I walked past the gun aisle and thought about Dad’s old muzzleloader. For a while I thought it had a flint in it, but it didn’t. It was almost old enough to have one, though. It was a Kirkland and was made to look like the old school long rifles. It was so heavy you couldn’t aim for long. You learned how to aim and shoot pretty quickly. He kept all of his muzzleloading supplies in an old pink pouch with a zipper. He kept his reload powder in empty shell casings and his bullets wrapped in foil. We used t-shirts for wadding. Muzzle hunting was a simple thing at our house, but we loved it, just because my dad made it fun. 

I ended up at the knives. I bet there were 300 knives on display at the Pro store. Dad had one. It was a Buck so big it made my pants sag on the rare occasions he let me carry it. But I just cinched my belt a little tighter. I was big stuff carrying that old Buck. There is no telling how many deer we’ve eaten that saw the sharp end of that knife. 
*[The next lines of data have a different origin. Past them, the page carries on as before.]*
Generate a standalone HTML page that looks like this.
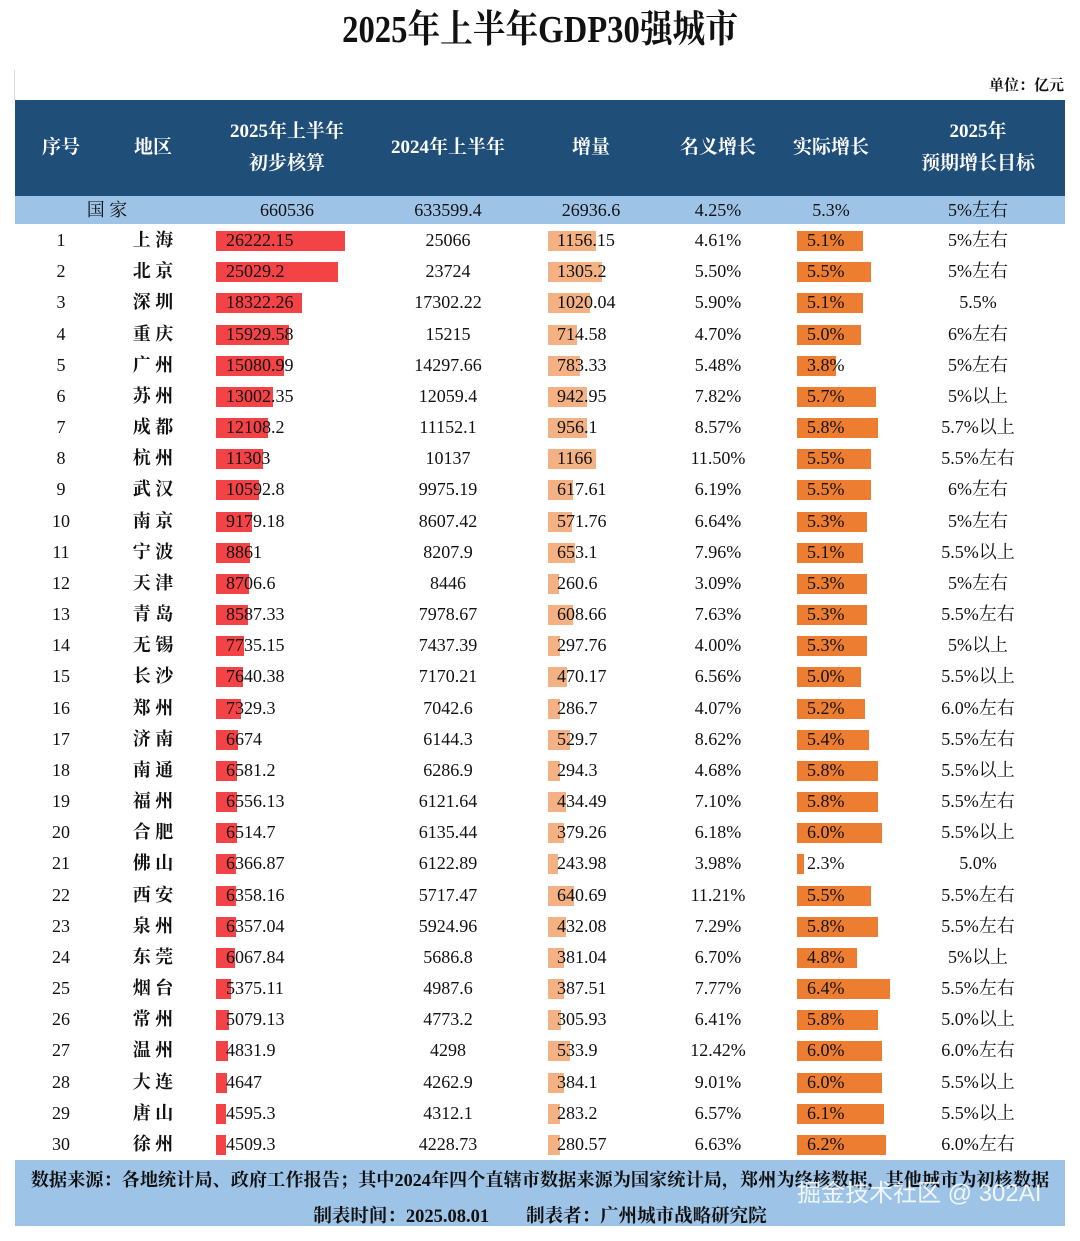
<!DOCTYPE html>
<html><head><meta charset="utf-8"><style>
body{margin:0;width:1080px;height:1241px;background:#fff;position:relative;overflow:hidden;font-family:"Liberation Serif","Noto Serif CJK SC",serif;color:#111}
.a{position:absolute;white-space:nowrap}
.t{line-height:22px;font-size:18px}
.c{transform:translateX(-50%)}
.hd{color:#fff;font-size:19px;font-weight:bold;text-align:center;line-height:32px}
</style></head><body>
<div class="a" style="left:540px;top:8px;transform:translateX(-50%) scaleX(0.86);font-size:38px;font-weight:bold;line-height:44px">2025年上半年GDP30强城市</div>
<div class="a" style="left:14px;top:70px;width:1px;height:30px;background:#ddd"></div>
<div class="a" style="right:16px;top:74px;font-size:15px;font-weight:bold">单位：亿元</div>
<div class="a" style="left:15px;top:100px;width:1050px;height:96px;background:#1f4e79"></div>
<div class="a" style="left:15px;top:196px;width:1050px;height:28px;background:#9dc3e6"></div>
<div class="a" style="left:15px;top:1160px;width:1050px;height:66px;background:#9dc3e6"></div>
<div class="a hd c" style="left:61px;top:132px">序号</div>
<div class="a hd c" style="left:153px;top:132px">地区</div>
<div class="a hd c" style="left:287px;top:116px">2025年上半年<br>初步核算</div>
<div class="a hd c" style="left:448px;top:132px">2024年上半年</div>
<div class="a hd c" style="left:591px;top:132px">增量</div>
<div class="a hd c" style="left:718px;top:132px">名义增长</div>
<div class="a hd c" style="left:831px;top:132px">实际增长</div>
<div class="a hd c" style="left:978px;top:116px">2025年<br>预期增长目标</div>
<div class="a t c" style="left:107px;top:199px">国 家</div>
<div class="a t c" style="left:287px;top:199px">660536</div>
<div class="a t c" style="left:448px;top:199px">633599.4</div>
<div class="a t c" style="left:591px;top:199px">26936.6</div>
<div class="a t c" style="left:718px;top:199px">4.25%</div>
<div class="a t c" style="left:831px;top:199px">5.3%</div>
<div class="a t c" style="left:978px;top:199px">5%左右</div>
<div class="a" style="left:540px;top:1167px;transform:translateX(-50%);font-size:18.2px;font-weight:bold;line-height:26px">数据来源：各地统计局、政府工作报告；其中2024年四个直辖市数据来源为国家统计局，郑州为终核数据，其他城市为初核数据</div>
<div class="a" style="left:540px;top:1204px;transform:translateX(-50%);font-size:18.5px;font-weight:bold;line-height:26px">制表时间：2025.08.01&nbsp;&nbsp;&nbsp;&nbsp;&nbsp;&nbsp;&nbsp;&nbsp;制表者：广州城市战略研究院</div>
<div class="a" style="left:797px;top:1179px;font-family:'Liberation Sans','Noto Sans CJK SC',sans-serif;font-size:24px;line-height:30px;color:rgba(255,255,255,0.85)">掘金技术社区 @ 302AI</div>
<div id="rows"></div>
<script>
var d=[["上 海",26222.15,"25066",1156.15,"4.61%",5.1,"5%左右"],["北 京",25029.2,"23724",1305.2,"5.50%",5.5,"5%左右"],["深 圳",18322.26,"17302.22",1020.04,"5.90%",5.1,"5.5%"],["重 庆",15929.58,"15215",714.58,"4.70%",5.0,"6%左右"],["广 州",15080.99,"14297.66",783.33,"5.48%",3.8,"5%左右"],["苏 州",13002.35,"12059.4",942.95,"7.82%",5.7,"5%以上"],["成 都",12108.2,"11152.1",956.1,"8.57%",5.8,"5.7%以上"],["杭 州",11303,"10137",1166,"11.50%",5.5,"5.5%左右"],["武 汉",10592.8,"9975.19",617.61,"6.19%",5.5,"6%左右"],["南 京",9179.18,"8607.42",571.76,"6.64%",5.3,"5%左右"],["宁 波",8861,"8207.9",653.1,"7.96%",5.1,"5.5%以上"],["天 津",8706.6,"8446",260.6,"3.09%",5.3,"5%左右"],["青 岛",8587.33,"7978.67",608.66,"7.63%",5.3,"5.5%左右"],["无 锡",7735.15,"7437.39",297.76,"4.00%",5.3,"5%以上"],["长 沙",7640.38,"7170.21",470.17,"6.56%",5.0,"5.5%以上"],["郑 州",7329.3,"7042.6",286.7,"4.07%",5.2,"6.0%左右"],["济 南",6674,"6144.3",529.7,"8.62%",5.4,"5.5%左右"],["南 通",6581.2,"6286.9",294.3,"4.68%",5.8,"5.5%以上"],["福 州",6556.13,"6121.64",434.49,"7.10%",5.8,"5.5%左右"],["合 肥",6514.7,"6135.44",379.26,"6.18%",6.0,"5.5%以上"],["佛 山",6366.87,"6122.89",243.98,"3.98%",2.3,"5.0%"],["西 安",6358.16,"5717.47",640.69,"11.21%",5.5,"5.5%左右"],["泉 州",6357.04,"5924.96",432.08,"7.29%",5.8,"5.5%左右"],["东 莞",6067.84,"5686.8",381.04,"6.70%",4.8,"5%以上"],["烟 台",5375.11,"4987.6",387.51,"7.77%",6.4,"5.5%左右"],["常 州",5079.13,"4773.2",305.93,"6.41%",5.8,"5.0%以上"],["温 州",4831.9,"4298",533.9,"12.42%",6.0,"6.0%左右"],["大 连",4647,"4262.9",384.1,"9.01%",6.0,"5.5%以上"],["唐 山",4595.3,"4312.1",283.2,"6.57%",6.1,"5.5%以上"],["徐 州",4509.3,"4228.73",280.57,"6.63%",6.2,"6.0%左右"]];
var h="";
d.forEach(function(r,i){
 var cy=241+i*31.17, ty=cy-12, by=cy-10;
 var gw=Math.max(6,0.00548*(r[1]-2682)), iw=Math.max(4,0.0412*r[3]), rw=Math.max(5,21.1*(r[5]-1.97));
 h+='<div class="a" style="left:216px;top:'+by+'px;width:'+gw+'px;height:20px;background:#f44346"></div>';
 h+='<div class="a" style="left:548px;top:'+by+'px;width:'+iw+'px;height:20px;background:#f4b183"></div>';
 h+='<div class="a" style="left:797px;top:'+by+'px;width:'+rw+'px;height:20px;background:#ed7d31"></div>';
 h+='<div class="a t c" style="left:61px;top:'+ty+'px">'+(i+1)+'</div>';
 h+='<div class="a t c" style="left:153px;top:'+ty+'px;font-weight:bold">'+r[0]+'</div>';
 h+='<div class="a t" style="left:226px;top:'+ty+'px">'+r[1]+'</div>';
 h+='<div class="a t c" style="left:448px;top:'+ty+'px">'+r[2]+'</div>';
 h+='<div class="a t" style="left:557px;top:'+ty+'px">'+r[3]+'</div>';
 h+='<div class="a t c" style="left:718px;top:'+ty+'px">'+r[4]+'</div>';
 h+='<div class="a t" style="left:807px;top:'+ty+'px">'+r[5].toFixed(1)+'%</div>';
 h+='<div class="a t c" style="left:978px;top:'+ty+'px">'+r[6]+'</div>';
});
document.getElementById("rows").innerHTML=h;
</script>
</body></html>
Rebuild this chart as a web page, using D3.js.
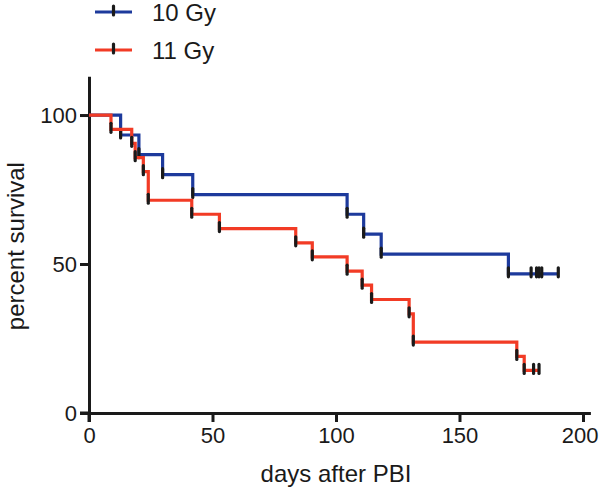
<!DOCTYPE html>
<html>
<head>
<meta charset="utf-8">
<script src="https://cdn.jsdelivr.net/npm/d3@7"></script>
<style>
  html, body { margin: 0; padding: 0; background: #fff; }
  svg { display: block; font-family: "Liberation Sans", Arial, sans-serif; }
</style>
</head>
<body>
<svg id="chart" width="600" height="493"></svg>
<script>
// ---- data ----
const seriesNames = ["10 Gy", "11 Gy"];
const seriesColors = ["#1d3a9c", "#f23b25"];

const tenGyDays = [0, 12.8, 20.2, 29.8, 42, 104.5, 111.2, 118.3, 169.8, 190];
const tenGySurv = [100, 93.3, 86.7, 80, 73.3, 66.7, 60, 53.3, 46.7, 46.7];
const tenGyCensored = [179, 181.2, 182.2, 183.3, 190];

const elevenGyDays = [0, 8.9, 17.3, 18.7, 22, 24, 41.6, 52.8, 83.7, 90.4, 104.5, 110.6, 114.4, 129.6, 131.3, 173.2, 176.2, 182.2];
const elevenGySurv = [100, 95.2, 90.5, 85.7, 81.0, 71.4, 66.7, 61.9, 57.1, 52.4, 47.6, 42.9, 38.1, 33.3, 23.8, 19.0, 14.3, 14.3];
const elevenGyCensored = [180, 182.2];

const xTicks = [0, 50, 100, 150, 200];
const yTicks = [0, 50, 100];
const xTitle = "days after PBI";
const yTitle = "percent survival";

// ---- layout ----
const svg = d3.select("#chart");
const x = d3.scaleLinear().domain([0, 203]).range([89, 590.4]);
const y = d3.scaleLinear().domain([0, 113]).range([413, 76.3]);

const series = [
  { name: seriesNames[0], color: seriesColors[0], days: tenGyDays, surv: tenGySurv, cens: tenGyCensored },
  { name: seriesNames[1], color: seriesColors[1], days: elevenGyDays, surv: elevenGySurv, cens: elevenGyCensored }
];

// axes
const xAxis = svg.append("g").attr("transform", `translate(0,${y(0)})`)
  .call(d3.axisBottom(x).tickValues(xTicks).tickSize(9).tickPadding(5).tickSizeOuter(0));
const yAxis = svg.append("g").attr("transform", `translate(${x(0)},0)`)
  .call(d3.axisLeft(y).tickValues(yTicks).tickSize(9).tickPadding(3).tickSizeOuter(0));

[xAxis, yAxis].forEach(g => {
  g.select(".domain").attr("stroke", "#1a1a1a").attr("stroke-width", 3);
  g.selectAll(".tick line").attr("stroke", "#1a1a1a").attr("stroke-width", 3);
  g.selectAll(".tick text").attr("fill", "#1a1a1a").style("font-size", "22px")
    .style("font-family", "'Liberation Sans', Arial, sans-serif");
});
// keep the last x label inside the frame, as in the reference
xAxis.selectAll(".tick text").filter(d => d === 200).attr("text-anchor", "end").attr("x", 15);
xAxis.append("line").attr("x1", x(0) - 9).attr("x2", x(0)).attr("y1", 0).attr("y2", 0)
  .attr("stroke", "#1a1a1a").attr("stroke-width", 3);
yAxis.append("line").attr("x1", 0).attr("x2", 0).attr("y1", y(0)).attr("y2", y(0) + 9)
  .attr("stroke", "#1a1a1a").attr("stroke-width", 3);

// titles
svg.append("text").attr("x", (x(0) + x(200)) / 2).attr("y", 482)
  .attr("text-anchor", "middle").style("font-size", "24px").attr("fill", "#1a1a1a").text(xTitle);
svg.append("text").attr("transform", `translate(24,${y(56)}) rotate(-90)`)
  .attr("text-anchor", "middle").style("font-size", "24px").attr("fill", "#1a1a1a").text(yTitle);

// survival curves
const line = d3.line().x(d => x(d[0])).y(d => y(d[1])).curve(d3.curveStepAfter);
const tick = (g, px, py) => g.append("line")
  .attr("x1", px).attr("x2", px).attr("y1", py - 6).attr("y2", py + 3)
  .attr("stroke", "#1a1a1a").attr("stroke-width", 3.2).attr("stroke-linecap", "round");

series.forEach(s => {
  const pts = s.days.map((d, i) => [d, s.surv[i]]);
  const g = svg.append("g");
  g.append("path").attr("d", line(pts)).attr("fill", "none")
    .attr("stroke", s.color).attr("stroke-width", 3.2).attr("stroke-linejoin", "miter");
  for (let i = 1; i < pts.length; i++) {
    if (pts[i][1] < pts[i - 1][1]) tick(g, x(pts[i][0]), y(pts[i][1]));
  }
  const last = s.surv[s.surv.length - 1];
  s.cens.forEach(c => tick(g, x(c), y(last)));
});

// legend
const leg = svg.append("g");
series.forEach((s, i) => {
  const ly = 12 + i * 38;
  leg.append("line").attr("x1", 95).attr("x2", 132).attr("y1", ly).attr("y2", ly)
    .attr("stroke", s.color).attr("stroke-width", 3.2);
  tick(leg, 113.5, ly);
  leg.append("text").attr("x", 152).attr("y", ly + 9).style("font-size", "24px")
    .attr("fill", "#1a1a1a").text(s.name);
});
</script>
</body>
</html>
Our house never did resemble Bass Pro, but that’s ok. I would trade all of the fancy merchandise in the world for a heart full of memories made on those dirt roads in Deann. The smell of Sno Seal on all our boots in October and gun oil in November, the feel of old coveralls and three layers of socks in rifle season, the taste of burned can biscuits and tea way too sweet, hearing Dad say “Watch where you point that gun” or “Check your safety one more time”… these memories are my treasures. 

I look back on 2023 and see some grief. There have been tears and sadness. But there has also been a lot of laughter. There have been changes, mostly good. The TV isn’t always on the Western or The Weather Channel anymore and that’s ok. As I think about my dad I’m more determined than ever to be a loving father to my kids. I’m also quickly reminded of my Heavenly Father who walks closer to me than my earthly dad ever could. And even though I can’t hold the hand of the one who called me Pard this year, the hand of my other Dad hasn’t let me go. 

I pray your new year is full of new beginnings and cherished lessons learned. I pray you live more thoughtfully and in less of a hurry this year than last. I pray your heart is full of memory and hope, not just because of the people you love(d) here, but because of the One who loves you still and is preparing a place for you as we speak. That Home will carry more memory and treasure than this one ever thought about containing. If you are determined to do anything new this year, I pray it involves thinking more about Heaven and asking God to fit you for it. 

I thank God for all those out there who had good, godly moms and dads. Remember them by living like them this year. For those who did not have this treasure, know that our faithful Father is ready to wrap you up and lead you through. 2023 is a year for you to lean on Him; to trust Him in all things. He’s ready now. Let’s make some memories.